I “segni” parlano, e ci raccontano tutta l’incongruenza di questa realtà “post”, post muro di Berlino, post dissolvimento della Jugoslavia, post tutto. Martin Greif (Rudi), Jože Lemut (Saša) e Mile Spacapan (Igor) sono tre comandanti partigiani. A loro Nova Gorica ha dedicato altrettante steli, con il loro busto e la stella rossa. Oggi a fare loro ombra c’è il dorso a forma di chiglia di nave del Casinò Perla, il fiore all’occhiello della Hit. Le contraddizioni della storia: 3 steli partigiane “coperte” da 1138 slot machine, 70 tavoli da gioco dei quali 28 per la roulette americana, 226 camere, 20 suite e 4 suite di lusso.

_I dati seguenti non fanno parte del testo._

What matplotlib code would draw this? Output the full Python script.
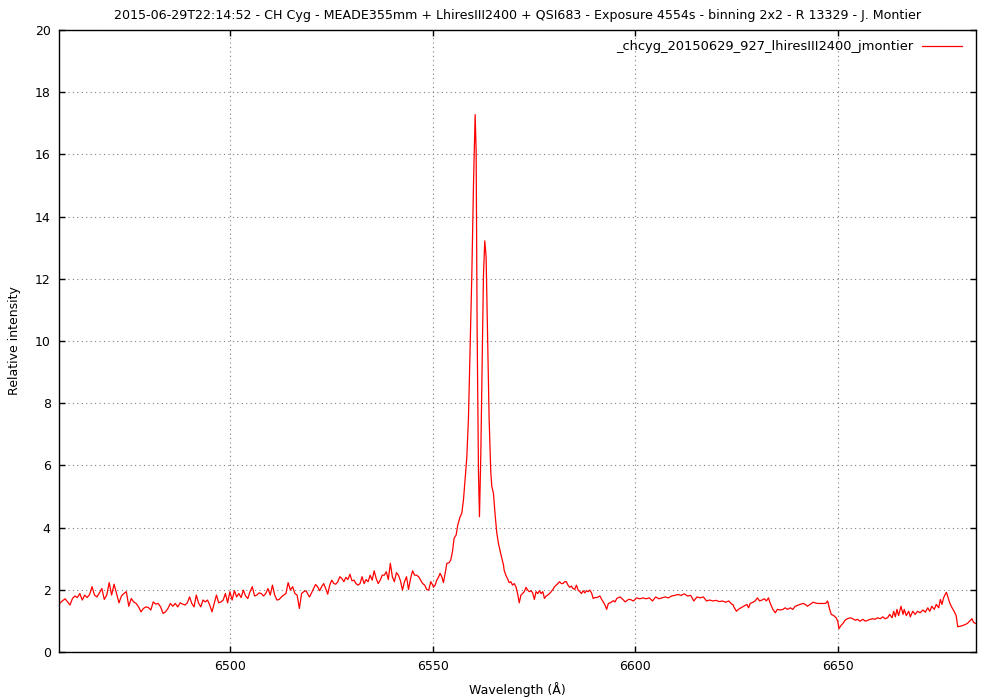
import numpy as np
import matplotlib
matplotlib.use("Agg")
import matplotlib.pyplot as plt

TITLE = ("2015-06-29T22:14:52 - CH Cyg - MEADE355mm + LhiresIII2400 + QSI683 - "
         "Exposure 4554s - binning 2x2 - R 13329 - J. Montier")
SERIES_LABEL = "_chcyg_20150629_927_lhiresIII2400_jmontier"
X_LABEL = "Wavelength (Å)"
Y_LABEL = "Relative intensity"
X_TICKS = [6500, 6550, 6600, 6650]
Y_TICKS = list(range(0, 21, 2))
X_RANGE = (6457.8, 6684.0)
Y_RANGE = (0, 20)

# --- spectrum, segment by segment ---
# segment A : 6458.1 .. 6488.3 (even spacing)
flux_a = [1.58, 1.65, 1.71, 1.61, 1.51, 1.72, 1.80, 1.75, 1.88, 1.67, 1.83, 1.75, 1.85,
          2.10, 1.83, 1.77, 1.90, 2.04, 1.69, 1.83, 2.23, 1.83, 2.18, 1.88, 1.58, 1.80,
          1.88, 1.94, 1.47, 1.72, 1.61, 1.56, 1.45, 1.29, 1.40, 1.45, 1.43, 1.35, 1.61,
          1.54, 1.56, 1.45, 1.24, 1.29, 1.40, 1.56, 1.47, 1.56, 1.45, 1.58, 1.54]
span_a = (6458.1, 6488.3)
# segment B : 6488.9 .. 6519.3
flux_b = [1.51, 1.58, 1.77, 1.56, 1.45, 1.83, 1.58, 1.45, 1.67, 1.61, 1.67, 1.51, 1.29,
          1.56, 1.83, 1.58, 1.61, 1.67, 1.88, 1.58, 1.94, 1.67, 1.97, 1.77, 1.88, 1.75,
          1.99, 1.80, 1.72, 1.94, 2.10, 1.80, 1.83, 1.90, 1.88, 1.80, 1.88, 2.04, 1.83,
          2.15, 1.83, 1.67, 1.69, 1.77, 1.83, 1.88, 2.23, 1.99, 2.10, 1.88, 1.83, 1.40,
          1.88, 1.94, 1.97, 1.83]
span_b = (6488.9, 6519.3)
# segment C : 6519.6 .. 6550.0
flux_c = [1.77, 1.90, 2.04, 2.17, 2.10, 1.97, 2.10, 2.20, 2.04, 1.86, 2.15, 2.31, 2.20,
          2.18, 2.26, 2.42, 2.36, 2.26, 2.40, 2.33, 2.50, 2.29, 2.31, 2.20, 2.15, 2.20,
          2.42, 2.20, 2.33, 2.26, 2.47, 2.31, 2.61, 2.36, 2.20, 2.31, 2.47, 2.47, 2.58,
          2.33, 2.85, 2.42, 2.26, 2.55, 2.47, 2.29, 1.99, 2.26, 2.42, 2.01, 2.36, 2.61,
          2.47, 2.47, 2.42, 2.31, 2.20, 2.15, 2.01, 1.99, 2.26, 2.15]
span_c = (6519.6, 6550.0)
# segment D : blue wing and H-alpha double peak (explicit wavelengths)
wave_d = [6550.17, 6550.58, 6550.99, 6551.40, 6551.81, 6552.22, 6552.63, 6553.05,
          6553.46, 6554.03, 6554.44, 6554.86, 6555.27, 6555.76, 6556.17, 6556.75,
          6557.16, 6557.57, 6557.98, 6558.39, 6558.80, 6559.22, 6559.63, 6560.04,
          6560.45, 6560.70, 6560.94, 6561.27, 6561.52, 6561.85, 6562.18, 6562.50,
          6562.83, 6563.16, 6563.49, 6563.90, 6564.31, 6564.56, 6564.97, 6565.38,
          6565.79, 6566.20, 6566.78, 6567.44]
flux_d = [2.08, 2.15, 2.31, 2.40, 2.53, 2.42, 2.23, 2.53, 2.85, 2.87, 2.96, 3.23, 3.66,
          3.76, 4.09, 4.35, 4.46, 4.89, 5.56, 6.24, 7.50, 9.80, 12.10, 15.00, 17.28,
          16.10, 10.40, 5.80, 4.35, 6.36, 9.20, 12.10, 13.22, 12.70, 10.40, 7.50, 5.78,
          5.33, 5.10, 4.41, 3.83, 3.49, 3.15, 2.80]
# segment E : 6567.6 .. 6598.7
flux_e = [2.63, 2.47, 2.36, 2.23, 2.26, 2.15, 2.20, 2.10, 1.88, 1.58, 1.83, 1.88, 1.94,
          2.08, 1.99, 1.94, 1.97, 1.90, 1.69, 1.94, 1.88, 1.97, 1.88, 1.94, 1.72, 1.80,
          1.83, 1.88, 1.94, 2.01, 2.10, 2.15, 2.20, 2.26, 2.20, 2.20, 2.26, 2.26, 2.15,
          2.08, 2.12, 2.04, 2.01, 2.15, 1.99, 1.94, 1.88, 1.97, 1.90, 1.97, 1.94, 1.99,
          1.90, 1.72, 1.75, 1.75, 1.77, 1.80, 1.69, 1.61, 1.51, 1.37, 1.56, 1.58, 1.61,
          1.65, 1.61, 1.72, 1.75, 1.77, 1.72, 1.67, 1.61, 1.65, 1.69, 1.69]
span_e = (6567.6, 6598.7)
# segment F : 6599.5 .. 6623.8
flux_f = [1.64, 1.74, 1.71, 1.74, 1.71, 1.74, 1.64, 1.77, 1.71, 1.74, 1.77, 1.74, 1.80,
          1.82, 1.85, 1.82, 1.87, 1.80, 1.82, 1.64, 1.77, 1.74, 1.77, 1.64, 1.67, 1.64,
          1.66, 1.62, 1.64, 1.60, 1.64, 1.53]
span_f = (6599.5, 6623.8)
# segment G : red end (explicit wavelengths)
wave_g = [6624.0, 6624.4, 6624.9, 6625.4, 6626.0, 6626.7, 6627.5, 6627.9, 6628.3, 6629.0,
          6629.5, 6630.1, 6630.6, 6631.2, 6631.8, 6632.3, 6632.8, 6633.2, 6633.9, 6634.5,
          6635.0, 6635.7, 6636.4, 6636.9, 6637.5, 6638.2, 6638.8, 6639.4, 6640.0, 6640.6,
          6641.3, 6641.9, 6642.4, 6643.1, 6643.8, 6644.3, 6644.9, 6645.6, 6646.2, 6646.9,
          6647.4, 6647.9, 6648.3, 6648.9, 6649.5, 6649.9, 6650.2, 6650.7, 6651.2, 6651.7,
          6652.3, 6653.0, 6653.6, 6654.2, 6654.8, 6655.4, 6656.1, 6656.7, 6657.3, 6657.9,
          6658.6, 6659.1, 6659.7, 6660.4, 6661.0, 6661.6, 6662.2, 6662.7, 6663.3, 6663.7,
          6664.1, 6664.5, 6664.9, 6665.5, 6666.0, 6666.3, 6666.8, 6667.4, 6667.8, 6668.4,
          6669.0, 6669.6, 6670.2, 6670.9, 6671.5, 6672.1, 6672.6, 6673.1, 6673.7, 6674.2,
          6674.8, 6675.2, 6675.6, 6676.0, 6676.4, 6676.7, 6677.0, 6677.5, 6678.1, 6678.6,
          6679.1, 6679.5, 6680.1, 6680.7, 6681.3, 6681.9, 6682.4, 6683.0, 6683.4, 6683.9]
flux_g = [1.53, 1.42, 1.31, 1.37, 1.42, 1.47, 1.53, 1.42, 1.56, 1.60, 1.64, 1.74, 1.64,
          1.67, 1.71, 1.64, 1.74, 1.58, 1.37, 1.26, 1.37, 1.35, 1.37, 1.42, 1.37, 1.42,
          1.37, 1.47, 1.50, 1.53, 1.56, 1.53, 1.47, 1.53, 1.60, 1.58, 1.56, 1.56, 1.56,
          1.56, 1.64, 1.37, 1.21, 1.17, 1.10, 0.99, 0.75, 0.85, 0.92, 1.02, 1.07, 1.10,
          1.07, 1.02, 1.05, 0.99, 1.05, 0.99, 1.02, 1.05, 1.07, 1.05, 1.10, 1.07, 1.13,
          1.07, 1.10, 1.21, 1.10, 1.31, 1.13, 1.37, 1.17, 1.47, 1.21, 1.37, 1.17, 1.31,
          1.13, 1.31, 1.21, 1.31, 1.26, 1.35, 1.28, 1.42, 1.31, 1.47, 1.37, 1.53, 1.42,
          1.69, 1.53, 1.74, 1.85, 1.92, 1.80, 1.58, 1.42, 1.31, 1.17, 0.81, 0.83, 0.85,
          0.88, 0.92, 0.99, 1.07, 0.95, 0.92]

wave = np.concatenate([
    np.linspace(*span_a, len(flux_a)),
    np.linspace(*span_b, len(flux_b)),
    np.linspace(*span_c, len(flux_c)),
    np.array(wave_d),
    np.linspace(*span_e, len(flux_e)),
    np.linspace(*span_f, len(flux_f)),
    np.array(wave_g),
])
flux = np.concatenate([flux_a, flux_b, flux_c, flux_d, flux_e, flux_f, flux_g])

plt.rcParams['font.family'] = ['DejaVu Sans']
fig = plt.figure(figsize=(10, 7), dpi=100)
ax = fig.add_axes([0.059, 0.0686, 0.917, 0.8885])

line, = ax.plot(wave, flux, color='#ff0000', lw=0.9)

ax.set_xlim(*X_RANGE)
ax.set_ylim(*Y_RANGE)
ax.set_xticks(X_TICKS)
ax.set_yticks(Y_TICKS)
ax.tick_params(direction='in', top=True, right=True, length=4.5, width=1,
               labelsize=9, pad=6, colors='black')
ax.grid(True, color='#808080', linestyle=(0, (1, 3)), linewidth=0.8)
for s in ax.spines.values():
    s.set_linewidth(1)
    s.set_color('black')

ax.set_xlabel(X_LABEL, fontsize=9, labelpad=6)
ax.set_ylabel(Y_LABEL, fontsize=9, labelpad=10)
ax.set_title(TITLE, fontsize=9.05, pad=8)

leg = ax.legend([line], ['placeholder'], loc='upper right', frameon=False,
                markerfirst=False, fontsize=9.4, handlelength=3.0,
                handletextpad=0.7, borderaxespad=0.7, borderpad=0.4,
                bbox_to_anchor=(1.0, 1.0064))
leg.get_texts()[0].set_text(SERIES_LABEL)

fig.savefig('out.png', dpi=100)
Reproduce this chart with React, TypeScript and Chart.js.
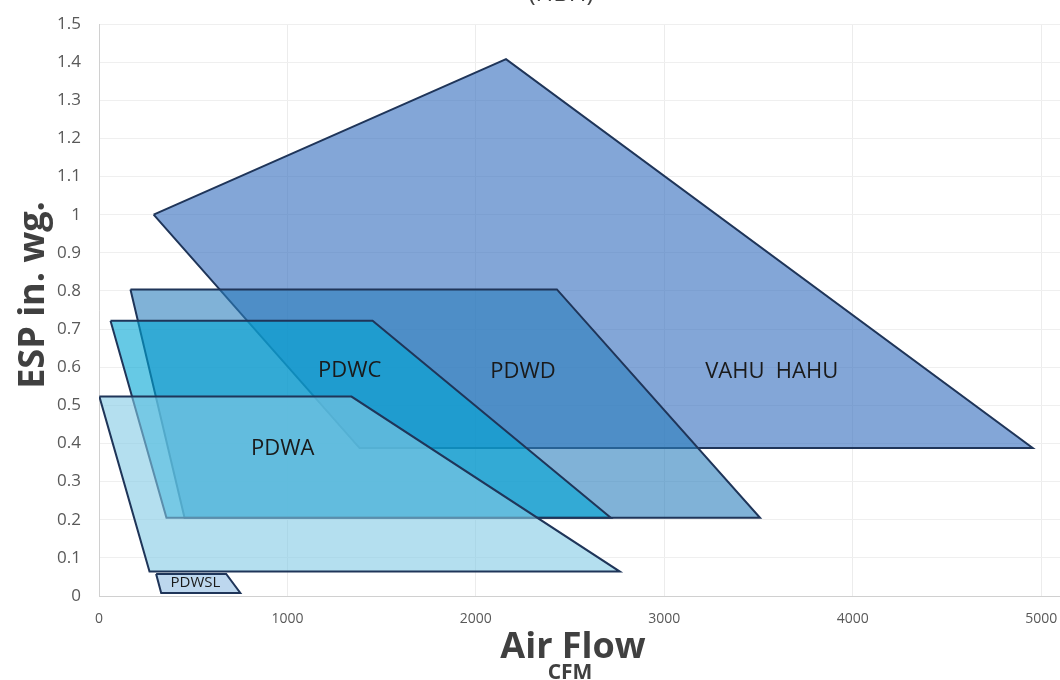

E il povero Carlo Michelstaedter? Il filosofo goriziano morto suicida a 23 anni nel 1910 – quando Gorizia era ancora una città in cui si discorreva tranquillamente in quattro lingue, italiano, sloveno, tedesco e friulano ed era nota come la Nizza dell’impero per il suo clima ameno – il filosofo goriziano, dicevamo, ora riposa nel cimitero ebraico di Val di Rose, appena al di là del confine della Casa Rossa. Proprio affianco al cimitero, a “disturbare” la pace del luogo è sorto un casinò, il Fortuna. E solo ora, dopo tanta fatica, il Comune di Nova Gorica è riuscito a imporgli di traslocare.

Intanto, anche la casermetta dei graniciari sul Sabotino, avamposto che più avamposto non si poteva in piena guerra fredda, è diventata una okrepcevalnica, un posto di ristoro per gli escursionisti che salgono a rimirare il panorama che spazia fino a Grado. Oggi, guardi il campetto di pallacanestro dove si sfogavano i soldati durante i turni di riposo sognando chissà di giocare un derby Stella Rossa-Partizan o un mitico Bosna-Jugoplastika, e sorridi. Poco più sotto, a due passi, c’è la casermetta italiana.

E a proposito di schizofrenie che accompagnano la storia di questo confine, a Gorizia il dibattito che ha tenuto banco recentemente nella rubrica delle lettere dei quotidiani locali è stato dedicato alla riaccensione del neon tricolore che la sera si illuminava ai piedi del caposaldo italiano, presidiato in passato dai fanti del “Torino”. Ma forse non tutti i goriziani sanno la storia di quel tricolore al neon. La prima edizione – un po’ più piccola di quella attuale – risale ai primi anni Sessanta. Accadde infatti che i soldati “jughi” – come si diceva di qua del confine – scrissero sul dorso del Sabotino un gigantesco “Tito” (precursore del “Naš Tito” successivo, poi tramutato in “Slo” dopo l’indipendenza e perfino in un irriverente “Naš Fido” in anni recenti, prima di essere cancellato dal tempo e dalla volontà di un gruppo di Novogoricani di chiudere con quel passato). Insomma, per rispondere a quella che veniva considerata una provocazione “juga”, venne in mente un’idea, letteralmente luminosa: un neon tricolore, verde, bianco e rosso. Solo che i fanti elettricisti, che lavorarono una giornata intera, stando a monte del neon, disposero i tubi al contrario: rosso, bianco, verde. Si racconta che la sera, quando il neon venne acceso, nemmeno il tempo di vedere la luce irradiarsi nel cielo di Gorizia, dal comando in città arrivò una telefonata dell’ufficiale che tuonò: “Ma la conoscete la nostra bandiera?!”.

I “segni” del confine, appunto, che cambiano come cambia l’idea del confine stesso. Oggi a Gorizia, nell’epoca della sicurezza e della paura, si vuole presidiare il confine ormai aperto con delle telecamere, non più messe per gli “jughi”, ma per qualche ipotetico immigrato che dovesse scegliere Via San Gabriele per entrare in Italia. Le telecamere, simboli in fondo anch’esse della storia e delle sue contraddizioni. Ieri i confini venivano pattugliati dai graniciari dallo sguardo truce e il dito sul grilletto del fucile, in quelle loro divise che sembravano sempre fuori misura, anche se nessuno si sarebbe mai sognato di dirglielo. Oggi, al massimo, strappano un sorriso amaro, in un confine che vive di ricordi e che non ha ancora ben trovato la strada del futuro. Come quelle scritte sui muri, quei “Hocemo Jugoslavija” (Vogliamo la Jugoslavia) o “Tu je Jugoslavija” (Qui è Jugoslavia) che ancora oggi campeggiano sui muri di Jamiano e, di là del confine, a Kojsko. Sopravvissuti a mille intemperie ma superati dalla storia.